--- start STORED DATA ---
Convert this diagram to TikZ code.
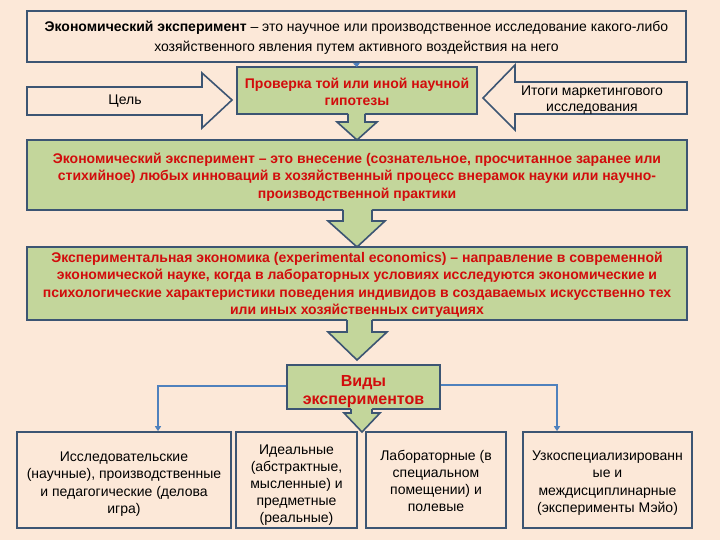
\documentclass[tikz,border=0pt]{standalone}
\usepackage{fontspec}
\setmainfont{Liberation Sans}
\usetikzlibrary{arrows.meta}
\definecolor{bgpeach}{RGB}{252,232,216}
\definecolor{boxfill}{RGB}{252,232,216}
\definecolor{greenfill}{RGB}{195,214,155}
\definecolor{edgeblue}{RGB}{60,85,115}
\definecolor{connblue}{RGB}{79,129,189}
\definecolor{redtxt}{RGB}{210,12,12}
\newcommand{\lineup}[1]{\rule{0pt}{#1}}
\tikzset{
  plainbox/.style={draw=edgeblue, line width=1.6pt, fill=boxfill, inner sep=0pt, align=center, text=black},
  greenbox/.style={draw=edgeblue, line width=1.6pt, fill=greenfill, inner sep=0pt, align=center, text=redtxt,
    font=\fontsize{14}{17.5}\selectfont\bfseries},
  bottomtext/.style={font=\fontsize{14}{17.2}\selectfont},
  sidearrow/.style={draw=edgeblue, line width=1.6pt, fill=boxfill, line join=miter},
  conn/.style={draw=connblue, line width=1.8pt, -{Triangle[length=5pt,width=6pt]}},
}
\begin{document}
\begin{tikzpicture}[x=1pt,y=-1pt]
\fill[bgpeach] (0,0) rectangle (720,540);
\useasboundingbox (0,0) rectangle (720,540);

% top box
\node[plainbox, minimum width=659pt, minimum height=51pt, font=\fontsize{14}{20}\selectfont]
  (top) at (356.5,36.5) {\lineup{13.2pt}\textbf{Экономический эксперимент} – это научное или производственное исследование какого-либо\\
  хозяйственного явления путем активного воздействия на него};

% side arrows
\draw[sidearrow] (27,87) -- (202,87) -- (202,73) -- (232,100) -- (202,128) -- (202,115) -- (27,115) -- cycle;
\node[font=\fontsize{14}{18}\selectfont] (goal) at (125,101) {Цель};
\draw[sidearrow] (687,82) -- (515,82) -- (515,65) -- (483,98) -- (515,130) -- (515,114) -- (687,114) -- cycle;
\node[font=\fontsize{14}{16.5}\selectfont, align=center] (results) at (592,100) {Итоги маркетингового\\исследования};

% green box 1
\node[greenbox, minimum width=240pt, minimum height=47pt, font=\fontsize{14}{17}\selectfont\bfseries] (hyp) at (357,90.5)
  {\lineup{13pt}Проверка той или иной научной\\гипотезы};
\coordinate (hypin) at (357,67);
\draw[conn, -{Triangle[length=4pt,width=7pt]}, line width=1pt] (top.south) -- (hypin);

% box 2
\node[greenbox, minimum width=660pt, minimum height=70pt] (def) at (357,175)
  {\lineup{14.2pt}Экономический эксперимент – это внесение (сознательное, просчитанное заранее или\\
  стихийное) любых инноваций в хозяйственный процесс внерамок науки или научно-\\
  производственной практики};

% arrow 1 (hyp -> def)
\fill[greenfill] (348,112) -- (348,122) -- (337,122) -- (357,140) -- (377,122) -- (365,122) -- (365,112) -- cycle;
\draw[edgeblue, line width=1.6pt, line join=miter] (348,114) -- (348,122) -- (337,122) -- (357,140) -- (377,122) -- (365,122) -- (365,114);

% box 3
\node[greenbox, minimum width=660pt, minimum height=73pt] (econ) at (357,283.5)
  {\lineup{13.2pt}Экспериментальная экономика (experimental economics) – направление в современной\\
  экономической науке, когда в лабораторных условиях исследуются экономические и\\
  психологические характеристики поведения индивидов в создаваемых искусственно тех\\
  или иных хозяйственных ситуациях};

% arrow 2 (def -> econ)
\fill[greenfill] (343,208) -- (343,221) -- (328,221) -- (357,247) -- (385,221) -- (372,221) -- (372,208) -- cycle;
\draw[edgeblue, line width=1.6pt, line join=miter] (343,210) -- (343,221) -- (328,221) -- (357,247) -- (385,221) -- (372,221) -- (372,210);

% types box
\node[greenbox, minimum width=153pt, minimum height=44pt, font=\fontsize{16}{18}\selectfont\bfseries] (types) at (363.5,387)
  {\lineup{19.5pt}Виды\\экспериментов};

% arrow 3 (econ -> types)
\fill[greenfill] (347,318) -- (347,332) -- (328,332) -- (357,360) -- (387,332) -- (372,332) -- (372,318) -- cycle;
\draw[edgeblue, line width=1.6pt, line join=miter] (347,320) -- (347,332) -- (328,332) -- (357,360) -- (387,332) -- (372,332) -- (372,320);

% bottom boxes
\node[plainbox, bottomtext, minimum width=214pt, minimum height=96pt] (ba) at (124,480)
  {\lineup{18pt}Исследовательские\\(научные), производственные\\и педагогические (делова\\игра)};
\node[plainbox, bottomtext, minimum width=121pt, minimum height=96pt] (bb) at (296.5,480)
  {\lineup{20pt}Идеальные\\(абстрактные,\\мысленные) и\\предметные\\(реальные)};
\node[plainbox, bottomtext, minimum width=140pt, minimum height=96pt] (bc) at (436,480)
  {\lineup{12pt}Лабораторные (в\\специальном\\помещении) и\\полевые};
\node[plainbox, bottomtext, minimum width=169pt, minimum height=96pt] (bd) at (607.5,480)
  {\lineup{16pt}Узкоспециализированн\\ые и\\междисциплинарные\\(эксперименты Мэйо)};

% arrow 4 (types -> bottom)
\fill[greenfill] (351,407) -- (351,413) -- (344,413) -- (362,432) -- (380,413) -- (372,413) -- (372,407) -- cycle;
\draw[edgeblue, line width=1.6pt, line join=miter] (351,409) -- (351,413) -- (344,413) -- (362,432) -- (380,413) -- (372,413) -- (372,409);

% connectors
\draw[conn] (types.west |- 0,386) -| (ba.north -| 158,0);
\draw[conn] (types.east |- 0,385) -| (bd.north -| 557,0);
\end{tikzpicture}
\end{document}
--- end STORED DATA ---
_YOUR GOAL_
Are you able to set down all the lines above exactly, without any pictures?

_THE SOLUTION_
Convert this diagram to TikZ code.
\documentclass[tikz,border=0pt]{standalone}
\usepackage{fontspec}
\setmainfont{Liberation Sans}
\usetikzlibrary{arrows.meta}
\definecolor{bgpeach}{RGB}{252,232,216}
\definecolor{boxfill}{RGB}{252,232,216}
\definecolor{greenfill}{RGB}{195,214,155}
\definecolor{edgeblue}{RGB}{60,85,115}
\definecolor{connblue}{RGB}{79,129,189}
\definecolor{redtxt}{RGB}{210,12,12}
\newcommand{\lineup}[1]{\rule{0pt}{#1}}
\tikzset{
  plainbox/.style={draw=edgeblue, line width=1.6pt, fill=boxfill, inner sep=0pt, align=center, text=black},
  greenbox/.style={draw=edgeblue, line width=1.6pt, fill=greenfill, inner sep=0pt, align=center, text=redtxt,
    font=\fontsize{14}{17.5}\selectfont\bfseries},
  bottomtext/.style={font=\fontsize{14}{17.2}\selectfont},
  sidearrow/.style={draw=edgeblue, line width=1.6pt, fill=boxfill, line join=miter},
  conn/.style={draw=connblue, line width=1.8pt, -{Triangle[length=5pt,width=6pt]}},
}
\begin{document}
\begin{tikzpicture}[x=1pt,y=-1pt]
\fill[bgpeach] (0,0) rectangle (720,540);
\useasboundingbox (0,0) rectangle (720,540);

% top box
\node[plainbox, minimum width=659pt, minimum height=51pt, font=\fontsize{14}{20}\selectfont]
  (top) at (356.5,36.5) {\lineup{13.2pt}\textbf{Экономический эксперимент} – это научное или производственное исследование какого-либо\\
  хозяйственного явления путем активного воздействия на него};

% side arrows
\draw[sidearrow] (27,87) -- (202,87) -- (202,73) -- (232,100) -- (202,128) -- (202,115) -- (27,115) -- cycle;
\node[font=\fontsize{14}{18}\selectfont] (goal) at (125,101) {Цель};
\draw[sidearrow] (687,82) -- (515,82) -- (515,65) -- (483,98) -- (515,130) -- (515,114) -- (687,114) -- cycle;
\node[font=\fontsize{14}{16.5}\selectfont, align=center] (results) at (592,100) {Итоги маркетингового\\исследования};

% green box 1
\node[greenbox, minimum width=240pt, minimum height=47pt, font=\fontsize{14}{17}\selectfont\bfseries] (hyp) at (357,90.5)
  {\lineup{13pt}Проверка той или иной научной\\гипотезы};
\coordinate (hypin) at (357,67);
\draw[conn, -{Triangle[length=4pt,width=7pt]}, line width=1pt] (top.south) -- (hypin);

% box 2
\node[greenbox, minimum width=660pt, minimum height=70pt] (def) at (357,175)
  {\lineup{14.2pt}Экономический эксперимент – это внесение (сознательное, просчитанное заранее или\\
  стихийное) любых инноваций в хозяйственный процесс внерамок науки или научно-\\
  производственной практики};

% arrow 1 (hyp -> def)
\fill[greenfill] (348,112) -- (348,122) -- (337,122) -- (357,140) -- (377,122) -- (365,122) -- (365,112) -- cycle;
\draw[edgeblue, line width=1.6pt, line join=miter] (348,114) -- (348,122) -- (337,122) -- (357,140) -- (377,122) -- (365,122) -- (365,114);

% box 3
\node[greenbox, minimum width=660pt, minimum height=73pt] (econ) at (357,283.5)
  {\lineup{13.2pt}Экспериментальная экономика (experimental economics) – направление в современной\\
  экономической науке, когда в лабораторных условиях исследуются экономические и\\
  психологические характеристики поведения индивидов в создаваемых искусственно тех\\
  или иных хозяйственных ситуациях};

% arrow 2 (def -> econ)
\fill[greenfill] (343,208) -- (343,221) -- (328,221) -- (357,247) -- (385,221) -- (372,221) -- (372,208) -- cycle;
\draw[edgeblue, line width=1.6pt, line join=miter] (343,210) -- (343,221) -- (328,221) -- (357,247) -- (385,221) -- (372,221) -- (372,210);

% types box
\node[greenbox, minimum width=153pt, minimum height=44pt, font=\fontsize{16}{18}\selectfont\bfseries] (types) at (363.5,387)
  {\lineup{19.5pt}Виды\\экспериментов};

% arrow 3 (econ -> types)
\fill[greenfill] (347,318) -- (347,332) -- (328,332) -- (357,360) -- (387,332) -- (372,332) -- (372,318) -- cycle;
\draw[edgeblue, line width=1.6pt, line join=miter] (347,320) -- (347,332) -- (328,332) -- (357,360) -- (387,332) -- (372,332) -- (372,320);

% bottom boxes
\node[plainbox, bottomtext, minimum width=214pt, minimum height=96pt] (ba) at (124,480)
  {\lineup{18pt}Исследовательские\\(научные), производственные\\и педагогические (делова\\игра)};
\node[plainbox, bottomtext, minimum width=121pt, minimum height=96pt] (bb) at (296.5,480)
  {\lineup{20pt}Идеальные\\(абстрактные,\\мысленные) и\\предметные\\(реальные)};
\node[plainbox, bottomtext, minimum width=140pt, minimum height=96pt] (bc) at (436,480)
  {\lineup{12pt}Лабораторные (в\\специальном\\помещении) и\\полевые};
\node[plainbox, bottomtext, minimum width=169pt, minimum height=96pt] (bd) at (607.5,480)
  {\lineup{16pt}Узкоспециализированн\\ые и\\междисциплинарные\\(эксперименты Мэйо)};

% arrow 4 (types -> bottom)
\fill[greenfill] (351,407) -- (351,413) -- (344,413) -- (362,432) -- (380,413) -- (372,413) -- (372,407) -- cycle;
\draw[edgeblue, line width=1.6pt, line join=miter] (351,409) -- (351,413) -- (344,413) -- (362,432) -- (380,413) -- (372,413) -- (372,409);

% connectors
\draw[conn] (types.west |- 0,386) -| (ba.north -| 158,0);
\draw[conn] (types.east |- 0,385) -| (bd.north -| 557,0);
\end{tikzpicture}
\end{document}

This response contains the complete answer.